The Great Unknown
Where do you turn for guidance? Not just for the big decisions, but also for the medium-size ones. Recently, I discovered a shop that chose not to buy a new machine tool in the face of commercial pressures that would have been enough to lead other shops to buy the new machine.
Where do you turn for guidance? Not just for the big decisions, but also for the medium-size ones. Recently, I discovered a shop that chose not to buy a new machine tool in the face of commercial pressures that would have been enough to lead other shops to buy the new machine. I wondered whether the shop chose correctly. How do you conclude when the time is right for your own shop to add equipment?
You might say you decide with your “gut.” To me, it’s never clear exactly what the “gut” refers to. My own gut can be full of emotion—particularly fear. The gut may or may not be a source of sound advice.
Then again, you may prefer to use logic and little else—buying a machine only when you can demonstrate that you have the work to justify it.
Of course, the machine may be needed before the work can come. However, logical analysis still works in this situation. You can study the unmet opportunities you see in the market, and evaluate the likelihood of getting that work if your capabilities change. Logical analysis can address even these unknowns—the ones you recognize.
But that still leaves the unknown unknowns. What about these? Consider the shop that makes an investment with one aim in mind, only to attract an entirely unanticipated flow of work from a source that the shop never associated with that piece of equipment. The shop arguably made the right decision, even though the logical analysis had nothing to do with the success.
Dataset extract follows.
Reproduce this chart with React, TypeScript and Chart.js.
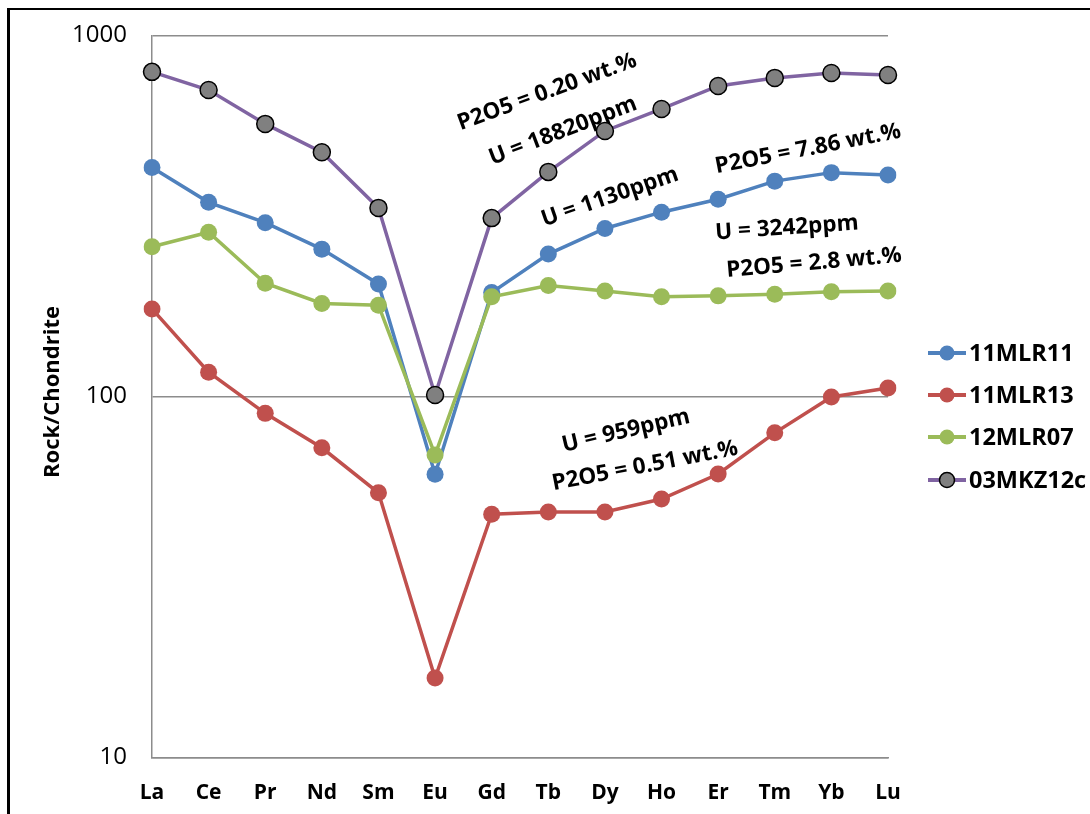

So: You face not only the “known” (as in the work you have) along with the “known unknown” (as in the work you can anticipate getting), but also the “unknown unknown” (referring to all that falls outside of what you know enough to think about). These three elements together affect the outcome of a particular decision.
Some say the gut, or some other awareness, can offer input about the “unknown unknown.” Others say that luck will flow where it will. But as for the “known” and the “known unknown,” both of these yield to analysis. Two thorough analyses of these elements will both lead to the same conclusion about a given situation. If these elements were all we ever had, then there would always be just one right answer to be found.
The third element is what makes the difference—the “unknown unknown.” When contemplating how we make the decisions we do, what truly separates us from one another is the way we face this larger unknown.